- [Work instructions]
Leaving the pictures aside, transcribe every line below exactly.

- [Records supplied]
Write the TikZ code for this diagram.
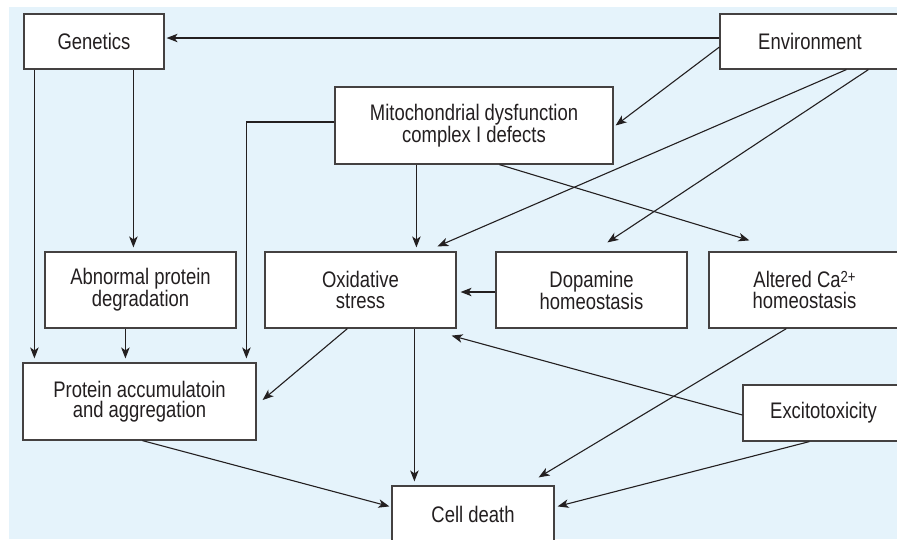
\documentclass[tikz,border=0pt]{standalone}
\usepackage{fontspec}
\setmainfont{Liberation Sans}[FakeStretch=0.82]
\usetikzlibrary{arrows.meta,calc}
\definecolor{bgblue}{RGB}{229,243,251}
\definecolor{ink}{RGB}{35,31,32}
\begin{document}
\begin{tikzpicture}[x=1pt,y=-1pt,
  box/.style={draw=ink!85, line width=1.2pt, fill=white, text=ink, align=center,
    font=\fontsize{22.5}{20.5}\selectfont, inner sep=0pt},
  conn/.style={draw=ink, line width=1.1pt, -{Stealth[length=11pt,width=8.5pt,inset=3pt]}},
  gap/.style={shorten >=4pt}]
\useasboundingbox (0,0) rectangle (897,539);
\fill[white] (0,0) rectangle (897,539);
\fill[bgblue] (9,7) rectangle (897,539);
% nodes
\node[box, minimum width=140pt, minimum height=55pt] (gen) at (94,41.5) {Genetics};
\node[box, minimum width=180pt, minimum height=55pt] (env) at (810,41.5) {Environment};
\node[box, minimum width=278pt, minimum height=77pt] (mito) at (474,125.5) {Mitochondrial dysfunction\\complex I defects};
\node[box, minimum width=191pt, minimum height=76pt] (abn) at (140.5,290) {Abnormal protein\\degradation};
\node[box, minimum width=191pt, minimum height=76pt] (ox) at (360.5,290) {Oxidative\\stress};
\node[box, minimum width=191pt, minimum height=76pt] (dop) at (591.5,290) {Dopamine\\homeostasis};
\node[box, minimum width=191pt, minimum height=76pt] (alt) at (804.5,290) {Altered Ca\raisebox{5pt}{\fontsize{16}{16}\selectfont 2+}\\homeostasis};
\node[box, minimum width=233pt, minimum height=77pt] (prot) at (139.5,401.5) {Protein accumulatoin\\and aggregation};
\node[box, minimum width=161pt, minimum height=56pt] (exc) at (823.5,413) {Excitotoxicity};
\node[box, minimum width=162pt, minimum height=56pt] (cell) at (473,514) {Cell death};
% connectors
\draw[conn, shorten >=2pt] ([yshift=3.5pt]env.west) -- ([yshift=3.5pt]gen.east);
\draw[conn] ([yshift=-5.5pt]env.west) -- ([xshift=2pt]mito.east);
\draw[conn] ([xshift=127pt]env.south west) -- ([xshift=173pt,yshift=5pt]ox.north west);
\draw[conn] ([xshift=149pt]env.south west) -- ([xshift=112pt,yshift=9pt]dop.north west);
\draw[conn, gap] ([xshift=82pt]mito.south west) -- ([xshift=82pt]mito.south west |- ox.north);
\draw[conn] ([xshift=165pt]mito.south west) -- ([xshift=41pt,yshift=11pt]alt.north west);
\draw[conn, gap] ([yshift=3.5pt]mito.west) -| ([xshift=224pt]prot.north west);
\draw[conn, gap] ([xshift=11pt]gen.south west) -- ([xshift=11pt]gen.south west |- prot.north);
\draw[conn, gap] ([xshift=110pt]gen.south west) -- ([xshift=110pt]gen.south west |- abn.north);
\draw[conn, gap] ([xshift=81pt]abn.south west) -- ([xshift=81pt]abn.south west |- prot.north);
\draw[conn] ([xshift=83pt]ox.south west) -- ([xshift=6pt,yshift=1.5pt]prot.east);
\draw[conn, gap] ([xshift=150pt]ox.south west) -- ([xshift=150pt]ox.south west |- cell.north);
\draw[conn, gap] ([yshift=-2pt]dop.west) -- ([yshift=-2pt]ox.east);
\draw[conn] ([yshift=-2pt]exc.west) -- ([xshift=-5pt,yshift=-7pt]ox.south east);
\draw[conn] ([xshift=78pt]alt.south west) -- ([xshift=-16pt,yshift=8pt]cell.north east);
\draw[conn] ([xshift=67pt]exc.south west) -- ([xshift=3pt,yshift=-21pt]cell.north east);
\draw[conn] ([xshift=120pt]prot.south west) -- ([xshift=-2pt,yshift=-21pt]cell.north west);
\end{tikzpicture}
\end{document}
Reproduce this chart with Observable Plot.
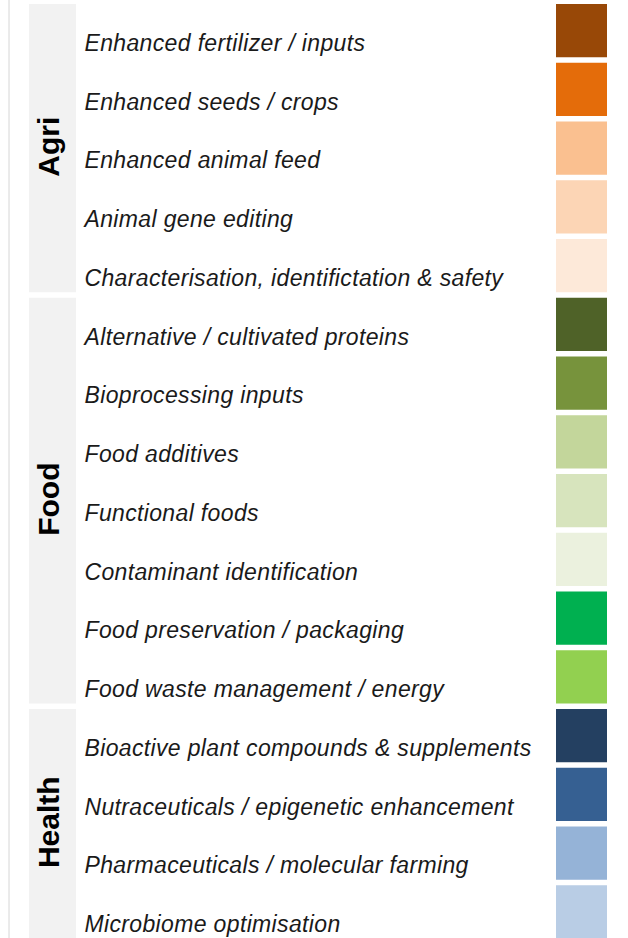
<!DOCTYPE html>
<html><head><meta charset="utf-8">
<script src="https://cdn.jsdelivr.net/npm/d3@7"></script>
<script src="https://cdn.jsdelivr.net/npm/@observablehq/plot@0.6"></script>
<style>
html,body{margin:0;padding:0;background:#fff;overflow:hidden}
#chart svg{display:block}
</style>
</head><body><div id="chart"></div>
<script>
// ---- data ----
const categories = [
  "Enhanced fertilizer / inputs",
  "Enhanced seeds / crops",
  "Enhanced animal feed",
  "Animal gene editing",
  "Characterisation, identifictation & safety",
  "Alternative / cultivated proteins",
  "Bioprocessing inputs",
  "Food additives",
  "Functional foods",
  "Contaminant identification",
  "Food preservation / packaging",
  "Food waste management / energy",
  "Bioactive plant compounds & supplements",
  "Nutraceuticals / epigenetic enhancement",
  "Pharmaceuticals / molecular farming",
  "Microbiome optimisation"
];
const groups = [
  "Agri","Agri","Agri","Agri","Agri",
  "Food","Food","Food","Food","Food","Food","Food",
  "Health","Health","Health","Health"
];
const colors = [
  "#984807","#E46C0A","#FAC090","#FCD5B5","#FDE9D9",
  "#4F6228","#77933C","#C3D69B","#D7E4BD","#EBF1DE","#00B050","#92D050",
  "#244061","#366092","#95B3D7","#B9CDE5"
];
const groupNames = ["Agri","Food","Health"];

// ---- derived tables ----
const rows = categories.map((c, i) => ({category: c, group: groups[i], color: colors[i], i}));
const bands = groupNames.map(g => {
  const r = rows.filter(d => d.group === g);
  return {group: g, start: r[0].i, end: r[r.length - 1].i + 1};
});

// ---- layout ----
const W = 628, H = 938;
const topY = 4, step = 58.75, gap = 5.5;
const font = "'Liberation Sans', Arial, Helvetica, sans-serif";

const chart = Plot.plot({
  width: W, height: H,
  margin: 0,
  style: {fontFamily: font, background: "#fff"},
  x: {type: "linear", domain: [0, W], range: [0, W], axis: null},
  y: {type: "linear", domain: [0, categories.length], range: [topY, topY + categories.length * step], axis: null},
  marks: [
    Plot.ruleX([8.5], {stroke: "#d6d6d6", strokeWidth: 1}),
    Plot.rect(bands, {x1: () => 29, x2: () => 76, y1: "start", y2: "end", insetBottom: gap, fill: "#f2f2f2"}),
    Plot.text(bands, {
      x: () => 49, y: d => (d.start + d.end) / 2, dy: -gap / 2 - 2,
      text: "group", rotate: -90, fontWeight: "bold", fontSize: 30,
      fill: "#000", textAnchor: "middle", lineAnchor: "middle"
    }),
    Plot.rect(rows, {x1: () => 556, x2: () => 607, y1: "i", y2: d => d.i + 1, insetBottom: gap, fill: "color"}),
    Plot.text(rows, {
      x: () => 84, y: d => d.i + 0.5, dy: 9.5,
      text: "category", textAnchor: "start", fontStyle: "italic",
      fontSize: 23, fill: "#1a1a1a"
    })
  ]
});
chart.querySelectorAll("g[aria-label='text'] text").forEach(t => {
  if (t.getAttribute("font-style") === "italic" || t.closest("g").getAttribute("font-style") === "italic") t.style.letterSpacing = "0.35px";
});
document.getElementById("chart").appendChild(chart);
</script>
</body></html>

- [Result for this task]
Write the TikZ code for this diagram.
\documentclass[tikz,border=0pt]{standalone}
\usepackage{fontspec}
\setmainfont{Liberation Sans}[FakeStretch=0.82]
\usetikzlibrary{arrows.meta,calc}
\definecolor{bgblue}{RGB}{229,243,251}
\definecolor{ink}{RGB}{35,31,32}
\begin{document}
\begin{tikzpicture}[x=1pt,y=-1pt,
  box/.style={draw=ink!85, line width=1.2pt, fill=white, text=ink, align=center,
    font=\fontsize{22.5}{20.5}\selectfont, inner sep=0pt},
  conn/.style={draw=ink, line width=1.1pt, -{Stealth[length=11pt,width=8.5pt,inset=3pt]}},
  gap/.style={shorten >=4pt}]
\useasboundingbox (0,0) rectangle (897,539);
\fill[white] (0,0) rectangle (897,539);
\fill[bgblue] (9,7) rectangle (897,539);
% nodes
\node[box, minimum width=140pt, minimum height=55pt] (gen) at (94,41.5) {Genetics};
\node[box, minimum width=180pt, minimum height=55pt] (env) at (810,41.5) {Environment};
\node[box, minimum width=278pt, minimum height=77pt] (mito) at (474,125.5) {Mitochondrial dysfunction\\complex I defects};
\node[box, minimum width=191pt, minimum height=76pt] (abn) at (140.5,290) {Abnormal protein\\degradation};
\node[box, minimum width=191pt, minimum height=76pt] (ox) at (360.5,290) {Oxidative\\stress};
\node[box, minimum width=191pt, minimum height=76pt] (dop) at (591.5,290) {Dopamine\\homeostasis};
\node[box, minimum width=191pt, minimum height=76pt] (alt) at (804.5,290) {Altered Ca\raisebox{5pt}{\fontsize{16}{16}\selectfont 2+}\\homeostasis};
\node[box, minimum width=233pt, minimum height=77pt] (prot) at (139.5,401.5) {Protein accumulatoin\\and aggregation};
\node[box, minimum width=161pt, minimum height=56pt] (exc) at (823.5,413) {Excitotoxicity};
\node[box, minimum width=162pt, minimum height=56pt] (cell) at (473,514) {Cell death};
% connectors
\draw[conn, shorten >=2pt] ([yshift=3.5pt]env.west) -- ([yshift=3.5pt]gen.east);
\draw[conn] ([yshift=-5.5pt]env.west) -- ([xshift=2pt]mito.east);
\draw[conn] ([xshift=127pt]env.south west) -- ([xshift=173pt,yshift=5pt]ox.north west);
\draw[conn] ([xshift=149pt]env.south west) -- ([xshift=112pt,yshift=9pt]dop.north west);
\draw[conn, gap] ([xshift=82pt]mito.south west) -- ([xshift=82pt]mito.south west |- ox.north);
\draw[conn] ([xshift=165pt]mito.south west) -- ([xshift=41pt,yshift=11pt]alt.north west);
\draw[conn, gap] ([yshift=3.5pt]mito.west) -| ([xshift=224pt]prot.north west);
\draw[conn, gap] ([xshift=11pt]gen.south west) -- ([xshift=11pt]gen.south west |- prot.north);
\draw[conn, gap] ([xshift=110pt]gen.south west) -- ([xshift=110pt]gen.south west |- abn.north);
\draw[conn, gap] ([xshift=81pt]abn.south west) -- ([xshift=81pt]abn.south west |- prot.north);
\draw[conn] ([xshift=83pt]ox.south west) -- ([xshift=6pt,yshift=1.5pt]prot.east);
\draw[conn, gap] ([xshift=150pt]ox.south west) -- ([xshift=150pt]ox.south west |- cell.north);
\draw[conn, gap] ([yshift=-2pt]dop.west) -- ([yshift=-2pt]ox.east);
\draw[conn] ([yshift=-2pt]exc.west) -- ([xshift=-5pt,yshift=-7pt]ox.south east);
\draw[conn] ([xshift=78pt]alt.south west) -- ([xshift=-16pt,yshift=8pt]cell.north east);
\draw[conn] ([xshift=67pt]exc.south west) -- ([xshift=3pt,yshift=-21pt]cell.north east);
\draw[conn] ([xshift=120pt]prot.south west) -- ([xshift=-2pt,yshift=-21pt]cell.north west);
\end{tikzpicture}
\end{document}
Reproduce this chart with Observable Plot.
<!DOCTYPE html>
<html><head><meta charset="utf-8">
<script src="https://cdn.jsdelivr.net/npm/d3@7"></script>
<script src="https://cdn.jsdelivr.net/npm/@observablehq/plot@0.6"></script>
<style>
html,body{margin:0;padding:0;background:#fff;overflow:hidden}
#chart svg{display:block}
</style>
</head><body><div id="chart"></div>
<script>
// ---- data ----
const categories = [
  "Enhanced fertilizer / inputs",
  "Enhanced seeds / crops",
  "Enhanced animal feed",
  "Animal gene editing",
  "Characterisation, identifictation & safety",
  "Alternative / cultivated proteins",
  "Bioprocessing inputs",
  "Food additives",
  "Functional foods",
  "Contaminant identification",
  "Food preservation / packaging",
  "Food waste management / energy",
  "Bioactive plant compounds & supplements",
  "Nutraceuticals / epigenetic enhancement",
  "Pharmaceuticals / molecular farming",
  "Microbiome optimisation"
];
const groups = [
  "Agri","Agri","Agri","Agri","Agri",
  "Food","Food","Food","Food","Food","Food","Food",
  "Health","Health","Health","Health"
];
const colors = [
  "#984807","#E46C0A","#FAC090","#FCD5B5","#FDE9D9",
  "#4F6228","#77933C","#C3D69B","#D7E4BD","#EBF1DE","#00B050","#92D050",
  "#244061","#366092","#95B3D7","#B9CDE5"
];
const groupNames = ["Agri","Food","Health"];

// ---- derived tables ----
const rows = categories.map((c, i) => ({category: c, group: groups[i], color: colors[i], i}));
const bands = groupNames.map(g => {
  const r = rows.filter(d => d.group === g);
  return {group: g, start: r[0].i, end: r[r.length - 1].i + 1};
});

// ---- layout ----
const W = 628, H = 938;
const topY = 4, step = 58.75, gap = 5.5;
const font = "'Liberation Sans', Arial, Helvetica, sans-serif";

const chart = Plot.plot({
  width: W, height: H,
  margin: 0,
  style: {fontFamily: font, background: "#fff"},
  x: {type: "linear", domain: [0, W], range: [0, W], axis: null},
  y: {type: "linear", domain: [0, categories.length], range: [topY, topY + categories.length * step], axis: null},
  marks: [
    Plot.ruleX([8.5], {stroke: "#d6d6d6", strokeWidth: 1}),
    Plot.rect(bands, {x1: () => 29, x2: () => 76, y1: "start", y2: "end", insetBottom: gap, fill: "#f2f2f2"}),
    Plot.text(bands, {
      x: () => 49, y: d => (d.start + d.end) / 2, dy: -gap / 2 - 2,
      text: "group", rotate: -90, fontWeight: "bold", fontSize: 30,
      fill: "#000", textAnchor: "middle", lineAnchor: "middle"
    }),
    Plot.rect(rows, {x1: () => 556, x2: () => 607, y1: "i", y2: d => d.i + 1, insetBottom: gap, fill: "color"}),
    Plot.text(rows, {
      x: () => 84, y: d => d.i + 0.5, dy: 9.5,
      text: "category", textAnchor: "start", fontStyle: "italic",
      fontSize: 23, fill: "#1a1a1a"
    })
  ]
});
chart.querySelectorAll("g[aria-label='text'] text").forEach(t => {
  if (t.getAttribute("font-style") === "italic" || t.closest("g").getAttribute("font-style") === "italic") t.style.letterSpacing = "0.35px";
});
document.getElementById("chart").appendChild(chart);
</script>
</body></html>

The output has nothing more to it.